Allerdings stehe es den Eltern frei, im nächsten Schuljahr einen neuen Antrag zu stellen – für den Fall, dass ein Kind die Klasse wieder verlässt. „Umlenken ist niemals schön, das wissen wir. Nicht für die Eltern, nicht für die Kinder, auch für uns nicht“, sagt Angela Ruscher. „Es ist ein schwieriges Feld, wir verstehen die Eltern natürlich. Sie haben sich die Wunschschule schließlich bewusst ausgesucht.“ Trotzdem rät sie – genau wie Schulleiter Frank Dörfer – den Schulen eine Chance zu geben, wenn sie auch nicht die erste Wahl waren.
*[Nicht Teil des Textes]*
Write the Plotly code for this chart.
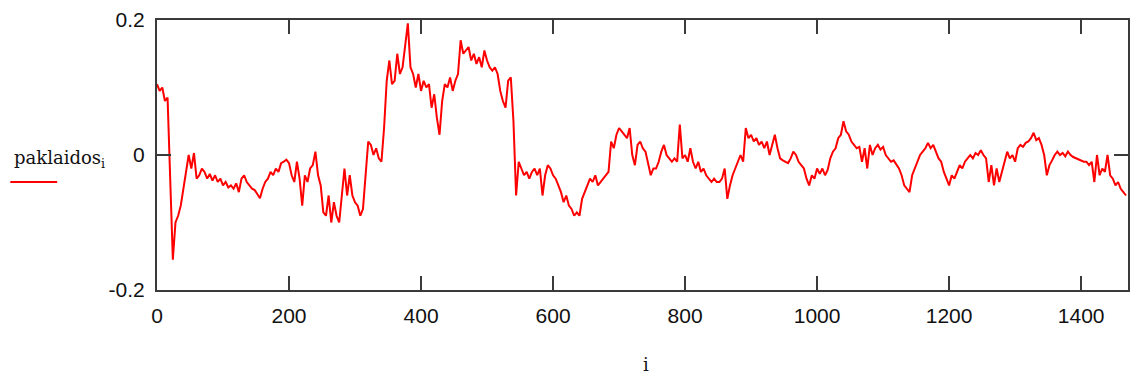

So sei es eigentlich unbegründet, dass so wenige Familien ihre Kinder etwa an die Oberschule Innenstadt schicken wollen, sagt Frau Ruscher. 49 Kinder sind dorthin nun umgelenkt worden. Aber Frank Dörfer hat die Erfahrung gemacht, dass sich die aufgeheizte Lage nach dem ersten Elternabend meist beruhige und sich die Kinder ohnehin sehr schnell zu einem neuen Sozialverband zusammenschließen würden.